Two-thirds of U.S. states may be at risk of relying too heavily on natural gas to meet electricity demand, according to a new analysis from the Union of Concerned Scientists. Why, might you ask, is California, a national and global leader in the move to clean energy, included in that mix of at-risk states?

The UCS analysis assesses states’ overreliance on natural gas that could expose electricity customers to financial risk and prevent states from making deeper reductions in greenhouse gas emissions over time.

While each metric looks at a dimension of state natural gas overreliance, adding it all up makes for a pretty interesting picture of risk. (And the animated version is even more fascinating.)

While each metric looks at a dimension of state natural gas overreliance, adding it all up makes for a pretty interesting picture of risk. (And the animated version is even more fascinating.)

California’s complicated relationship with natural gas

California has more online natural gas generation capacity than any other state except Texas. Part of the reason for that is simply because California has such a large population to serve. This gas fleet supplies a large portion of electricity needs: nearly 60 percent of in-state electricity generation in 2014 came from natural gas.

And yet, California has made great strides to reduce its reliance on natural gas, and fossil fuels in general. Renewable energy production has ramped up significantly in recent years, and is now supplying about 25 percent of the state’s retail sales—and lowering reliance on natural gas.

As far back as 2006, the state enacted Assembly Bill 32, which established a program to reduce greenhouse gasses throughout the economy.
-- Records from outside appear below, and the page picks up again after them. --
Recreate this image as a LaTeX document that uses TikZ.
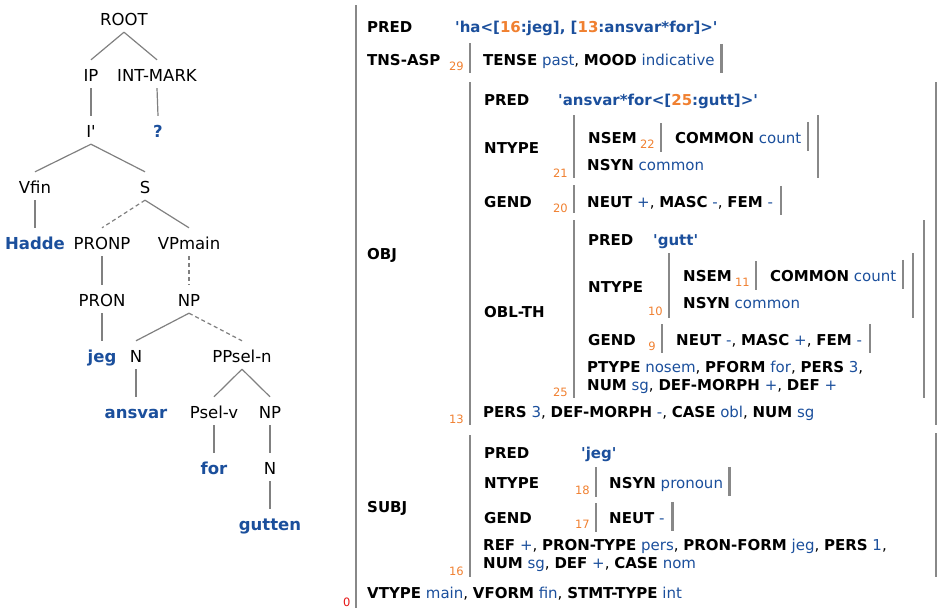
\documentclass[tikz,border=0pt]{standalone}
\usepackage{fontspec}
\setmainfont{DejaVu Sans}
\definecolor{fblue}{RGB}{27,79,156}
\definecolor{forange}{RGB}{240,128,48}
\definecolor{barg}{RGB}{136,136,136}
\definecolor{edgeg}{RGB}{128,128,128}
\definecolor{fred}{RGB}{230,20,20}
\newcommand\vl[1]{\textcolor{fblue}{#1}}
\newcommand\nm[1]{\textcolor{forange}{#1}}
\newcommand\sq{\textquotesingle}
\begin{document}
\begin{tikzpicture}[x=1pt,y=-1pt,
  tl/.style={font=\fontsize{16.5}{18}\selectfont, anchor=base, inner xsep=0pt, inner ysep=7pt, text height=14pt, text depth=0pt},
  tleaf/.style={tl, font=\fontsize{16.5}{18}\selectfont\bfseries, text=fblue},
  edge/.style={draw=edgeg, line width=1.2pt},
  dedge/.style={edge, dash pattern=on 4pt off 3pt},
  fs/.style={font=\fontsize{15}{18}\selectfont, anchor=base west, inner sep=0pt},
  fsb/.style={fs, text height=13pt, text depth=0pt, inner ysep=8pt, inner xsep=0pt},
  fn/.style={font=\fontsize{11.5}{13}\selectfont, text=forange, anchor=base east, inner sep=0pt},
  fbar/.style={draw=barg, line width=2.6pt},
  rbar/.style={fbar},
]
\useasboundingbox (0,0) rectangle (946,608);

% ---------------- tree ----------------
\node[tl] (root) at (124,25) {ROOT};
\node[tl] (ip) at (91,81) {IP};
\node[tl] (intmark) at (157,81) {INT-MARK};
\node[tl] (ibar) at (91,137) {I\sq};
\node[tleaf] (q) at (158,137) {?};
\node[tl] (vfin) at (35,193) {Vfin};
\node[tl] (s) at (145,193) {S};
\node[tleaf] (hadde) at (35,249) {Hadde};
\node[tl] (pronp) at (102,249) {PRONP};
\node[tl] (vpmain) at (189,249) {VPmain};
\node[tl] (pron) at (102,306) {PRON};
\node[tl] (npa) at (189,306) {NP};
\node[tleaf] (jeg) at (102,362) {jeg};
\node[tl] (na) at (136,362) {N};
\node[tl] (ppsel) at (242,362) {PPsel-n};
\node[tleaf] (ansvar) at (136,418) {ansvar};
\node[tl] (pselv) at (214,418) {Psel-v};
\node[tl] (npb) at (270,418) {NP};
\node[tleaf] (for) at (214,474) {for};
\node[tl] (nb) at (270,474) {N};
\node[tleaf] (gutten) at (270,530) {gutten};

\draw[edge] (root.south) -- (ip.north);
\draw[edge] (root.south) -- (intmark.north);
\draw[edge] (ip.south) -- (ibar.north);
\draw[edge] (intmark.south) -- (q.north);
\draw[edge] (ibar.south) -- (vfin.north);
\draw[edge] (ibar.south) -- (s.north);
\draw[edge] (vfin.south) -- (hadde.north);
\draw[dedge] (s.south) -- (pronp.north);
\draw[edge] (s.south) -- (vpmain.north);
\draw[edge] (pronp.south) -- (pron.north);
\draw[dedge] (vpmain.south) -- (npa.north);
\draw[edge] (pron.south) -- (jeg.north);
\draw[edge] (npa.south) -- (na.north);
\draw[dedge] (npa.south) -- (ppsel.north);
\draw[edge] (na.south) -- (ansvar.north);
\draw[edge] (ppsel.south) -- (pselv.north);
\draw[edge] (ppsel.south) -- (npb.north);
\draw[edge] (pselv.south) -- (for.north);
\draw[edge] (npb.south) -- (nb.north);
\draw[edge] (nb.south) -- (gutten.north);

% ---------------- f-structure ----------------
\draw[fbar] (356,5) -- (356,608);
\node[font=\fontsize{11.5}{13}\selectfont, text=fred, anchor=base west, inner sep=0pt] (n0) at (343,606) {0};

\node[fs] (pred0) at (367,32) {\textbf{PRED}};
\node[fs] (pred0v) at (455,32) {\textcolor{fblue}{\textbf{\sq ha<[\nm{16}:jeg], [\nm{13}:ansvar*for]>\sq}}};

\node[fs] (tnsl) at (367,65) {\textbf{TNS-ASP}};
\node[fn] (n29) at (464,70) {29};
\draw[fbar] (470,43) -- (470,73);
\node[fsb] (tns) at (483,65) {\textbf{TENSE} \vl{past}, \textbf{MOOD} \vl{indicative}};
\draw[rbar] ([xshift=6.5pt]tns.north east) -- ([xshift=6.5pt]tns.south east);

% OBJ
\node[fs] (objl) at (367,259) {\textbf{OBJ}};
\draw[fbar] (470,82) -- (470,425);
\draw[fbar] (936,82) -- (936,425);
\node[fn] (n13) at (464,423) {13};
\node[fs] (opred) at (484,105) {\textbf{PRED}};
\node[fs] (opredv) at (558,105) {\textcolor{fblue}{\textbf{\sq ansvar*for<[\nm{25}:gutt]>\sq}}};
\node[fs] (ontype) at (484,153) {\textbf{NTYPE}};
\node[fn] (n21) at (568,177) {21};
\draw[fbar] (574,115) -- (574,178);
\node[fs] (onsem) at (588,143) {\textbf{NSEM}};
\node[fn] (n22) at (655,148) {22};
\draw[fbar] (661,123) -- (661,152);
\node[fsb] (ocomm) at (675,143) {\textbf{COMMON} \vl{count}};
\draw[rbar] ([xshift=6.5pt]ocomm.north east) -- ([xshift=6.5pt]ocomm.south east);
\node[fs] (onsyn) at (587,170) {\textbf{NSYN} \vl{common}};
\draw[fbar] (818,115) -- (818,178);
\node[fs] (ogend) at (484,207) {\textbf{GEND}};
\node[fn] (n20) at (568,212) {20};
\draw[fbar] (574,185) -- (574,213);
\node[fsb] (ogendv) at (587,207) {\textbf{NEUT} \vl{+}, \textbf{MASC} \vl{-}, \textbf{FEM} \vl{-}};
\draw[rbar] ([xshift=8pt]ogendv.north east) -- ([xshift=8pt]ogendv.south east);

% OBL-TH
\node[fs] (oblth) at (484,317) {\textbf{OBL-TH}};
\draw[fbar] (574,220) -- (574,398);
\draw[fbar] (924,220) -- (924,398);
\node[fn] (n25) at (568,396) {25};
\node[fs] (bpred) at (588,245) {\textbf{PRED}};
\node[fs] (bpredv) at (653,245) {\textcolor{fblue}{\textbf{\sq gutt\sq}}};
\node[fs] (bntype) at (588,292) {\textbf{NTYPE}};
\node[fn] (n10) at (663,315) {10};
\draw[fbar] (669,253) -- (669,318);
\node[fs] (bnsem) at (683,281) {\textbf{NSEM}};
\node[fn] (n11) at (750,286) {11};
\draw[fbar] (756,261) -- (756,290);
\node[fsb] (bcomm) at (770,281) {\textbf{COMMON} \vl{count}};
\draw[rbar] ([xshift=6.5pt]bcomm.north east) -- ([xshift=6.5pt]bcomm.south east);
\node[fs] (bnsyn) at (683,308) {\textbf{NSYN} \vl{common}};
\draw[fbar] (913,253) -- (913,318);
\node[fs] (bgend) at (588,345) {\textbf{GEND}};
\node[fn] (n9) at (656,350) {9};
\draw[fbar] (662,324) -- (662,353);
\node[fsb] (bgendv) at (676,345) {\textbf{NEUT} \vl{-}, \textbf{MASC} \vl{+}, \textbf{FEM} \vl{-}};
\draw[rbar] ([xshift=8pt]bgendv.north east) -- ([xshift=8pt]bgendv.south east);
\node[fs] (bla) at (587,372) {\textbf{PTYPE} \vl{nosem}, \textbf{PFORM} \vl{for}, \textbf{PERS} \vl{3},};
\node[fs] (blb) at (587,390) {\textbf{NUM} \vl{sg}, \textbf{DEF-MORPH} \vl{+}, \textbf{DEF} \vl{+}};
\node[fs] (ola) at (483,417) {\textbf{PERS} \vl{3}, \textbf{DEF-MORPH} \vl{-}, \textbf{CASE} \vl{obl}, \textbf{NUM} \vl{sg}};

% SUBJ
\node[fs] (subjl) at (367,512) {\textbf{SUBJ}};
\draw[fbar] (470,435) -- (470,577);
\draw[fbar] (936,433) -- (936,577);
\node[fn] (n16) at (464,575) {16};
\node[fs] (spred) at (484,458) {\textbf{PRED}};
\node[fs] (spredv) at (581,458) {\textcolor{fblue}{\textbf{\sq jeg\sq}}};
\node[fs] (sntype) at (484,488) {\textbf{NTYPE}};
\node[fn] (n18) at (590,494) {18};
\draw[fbar] (596,467) -- (596,497);
\node[fsb] (snsyn) at (609,488) {\textbf{NSYN} \vl{pronoun}};
\draw[rbar] ([xshift=6.5pt]snsyn.north east) -- ([xshift=6.5pt]snsyn.south east);
\node[fs] (sgend) at (484,523) {\textbf{GEND}};
\node[fn] (n17) at (590,528) {17};
\draw[fbar] (596,503) -- (596,532);
\node[fsb] (sgendv) at (609,523) {\textbf{NEUT} \vl{-}};
\draw[rbar] ([xshift=8pt]sgendv.north east) -- ([xshift=8pt]sgendv.south east);
\node[fs] (sla) at (483,550) {\textbf{REF} \vl{+}, \textbf{PRON-TYPE} \vl{pers}, \textbf{PRON-FORM} \vl{jeg}, \textbf{PERS} \vl{1},};
\node[fs] (slb) at (483,568) {\textbf{NUM} \vl{sg}, \textbf{DEF} \vl{+}, \textbf{CASE} \vl{nom}};

\node[fs] (vt) at (367,598) {\textbf{VTYPE} \vl{main}, \textbf{VFORM} \vl{fin}, \textbf{STMT-TYPE} \vl{int}};
\end{tikzpicture}
\end{document}
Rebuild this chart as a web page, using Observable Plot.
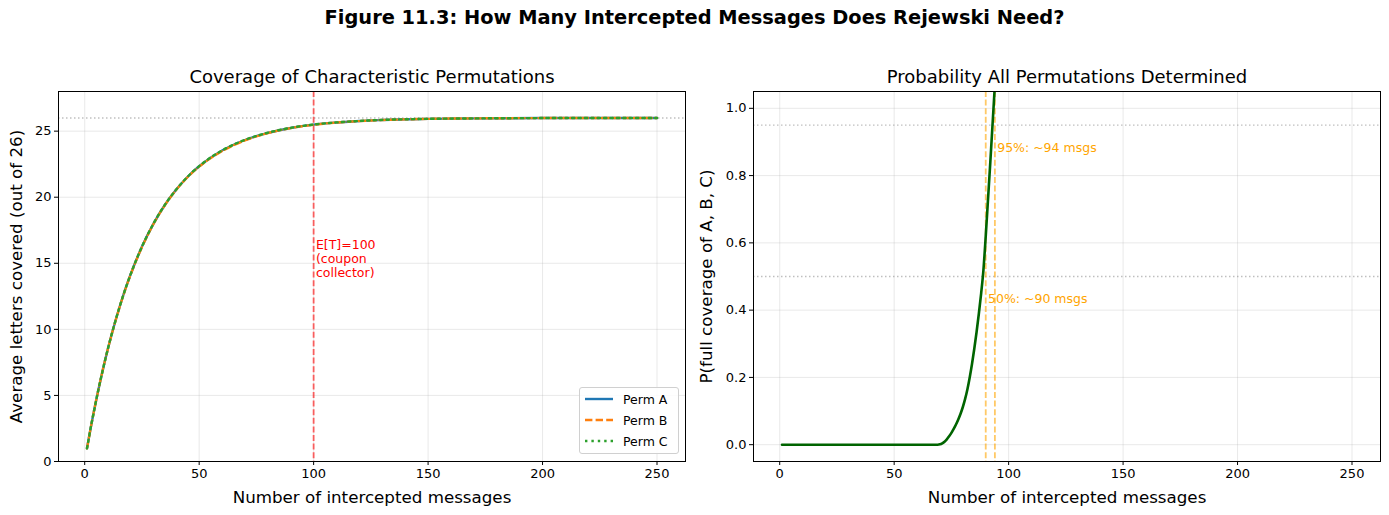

And Senate Bill 1368, passed the same year, phases out the state’s long-term coal investments.

Just last week, Governor Jerry Brown signed Senate Bill 350 into law, which requires the state to double energy savings in buildings and rely on renewable sources to meet half of its retail electricity needs by 2030.

Natural gas and renewables should complement, not compete with, each other

California’s natural gas fleet provides an important source of generation capacity and flexibility, which can be relied on when renewable energy is not readily available. But the state has to make sure that natural gas doesn’t crowd out renewable energy on the grid.

If large quantities of renewable energy and natural gas resources are generating electricity at the same time, supply could exceed demand, forcing grid operators to curtail some of the excess renewable electricity to maintain grid stability.

That issue—how to use natural gas in smart way—was the subject of a recent UCS analysis. When we looked at scenarios of 50 percent renewable energy on the California grid, we found that renewable energy curtailment will be exacerbated if grid operators continue to rely upon gas for fast-acting grid reliability services. This is because these gas plants have to be online and generating at all times to provide many of these services, crowding out renewables and generating global warming emissions and air pollution.


Fortunately, many of the non-fossil grid management that exist today—demand response, storage, even renewables—are capable of offering grid reliability services; several are able to respond even faster than a natural gas plant. Our 50 percent renewables report shows how we can take advantage of non-fossil sources of flexibility to integrate larger quantities of renewables and maintain grid reliability.

Cutting natural gas overreliance

California’s natural gas fleet has helped the state bring on large quantities of renewables in a relatively short timeframe and reduce reliance on imported coal. And although this fleet will continue to play an important role providing power and reliability to the grid, the additional investments we make in non-fossil grid reliability services will help us minimize our use of natural gas and maximize renewable generation potential, which will help the state achieve our long-term carbon reduction goals.